If you wear a Waxed Cotton Jacket often you’ll likely want to rewax your jacket at least once a year, you can easily do this with Waterproof Wax, which you can order or find locally. Before rewaxing you’ll want to wipe down the outside fabric with a damp cloth with cold water. You want to be sure to remove any dirt from the fabric and seams.

Waxed cotton jacket.

Waxed Cotton jackets tend to have an almost wet look to them. If the material is dull and feels dry it is time to rewax.

Once the jacket is dry from cleaning it, you can apply the waterproof wax. I like to do this with a rag or cloth. Be sure to apply generously, and get all flaps and seams of the jacket. Once the wax is applied you’ll need to heat it to allow the wax to permeate into the material.

Motorcycle jacket with water-resistant coating that no longer works.

An example of what the material looks like when the water-resistant coating no longer works, you can see the water soaking into the jacket instead of rolling off.

You can do this by hanging it outside if it’s a hot day or using a hairdryer, being sure to heat all parts of the jacket. Once you’ve done this your jacket will likely be a bit darker in colour and have the look almost of suede. Be cautious as some wax may stain your pants or other fabrics in contact with the garment for a short time after it’s been rewaxed.

Leather

Leather jackets and pants hark back to the iconic history of motorcycling and offer great protection from wind and cold if taken care of properly. Leather will dry out throughout use causing cracks and general deterioration. This is especially true when introduced to harsh weather, dirt and road grime.

You can prevent its wear and keep its condition for years if you give it a little attention once in a while. Similar to waxed cotton, washing your leather jacket is not a good idea. Instead, get a cloth or sponge with warm water and wipe down the garment to get off any dirt.

After the leather has dried completely from being wiped down, apply a leather conditioner onto the jacket. I prefer a beeswax base conditioner which you can find at most shoe stores. Be sure to get all the seams and creases and rub the conditioner into the leather.

Beeswax conditioner to use on leather motorcycle jacket.

I prefer to use a Beeswax conditioner on my leather, it is the most common and offers great protection from the sun, water, and dirt.

Waterproof Membrane

Waterproof synthetic riding gear is very common these days. They’re light, breathable and offer great protection from the weather. That being said, they do require maintenance to ensure its breathability and protection.

Synthetic waterproof jackets.

Synthetic Waterproof jackets offer great protection and easy care. Any garment with Gore-tex, Sympatex, or may be a brand specific version of a similar-type membrane.

It’s important to wash your waterproof membrane gear at least once a year, as dirt and grime will clog the pores of the gear causing bad breathability and wear down the DWR (Durable Water Resistance) coating on the outside of the jacket.

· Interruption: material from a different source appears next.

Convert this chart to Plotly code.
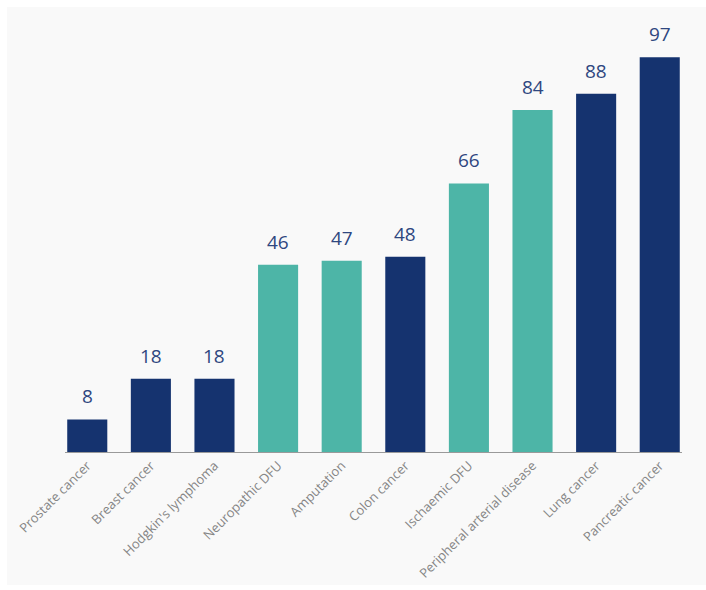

Unclean material will also contribute to the waterproof membrane inside of the garment to wear down quicker.

For washing instructions always check with the manufacturer’s recommended instructions. However, general washing instructions entail a mild, liquid soap in the washing machine on a regular wash cycle. Once finished, run another regular wash cycle without soap to thoroughly rinse your gear.

Put the garment in the dryer on low heat. You’ll want to tumble dry it on LOW heat. Once the cycle is done, run the dryer again on low heat for another 20 minutes, this will revive and re-activate the DWR coating on your gear. If your gear is older the DWR coating may have worn off, you can easily reapply it once your gear is dry.

You can check the water-resistant effectiveness by dripping or spraying water on it. If the water soaks into the top layer of the fabric you’ll want to reapply an aftermarket form of DWR. Nikwax and Revivex offer a good alternative to the DWR coating in easy-to-use spray bottles.

No matter what you should take account of your gear and inspect it at least once a year. Tears in seams or worn pads or fabric can lead to a lack of protection. It’s also a good idea to see if you have gear coverage built into your motorcycle insurance policy. The goal is to stay safe while on the road, but if all else fails you want to know your motorcycle gear will protect you.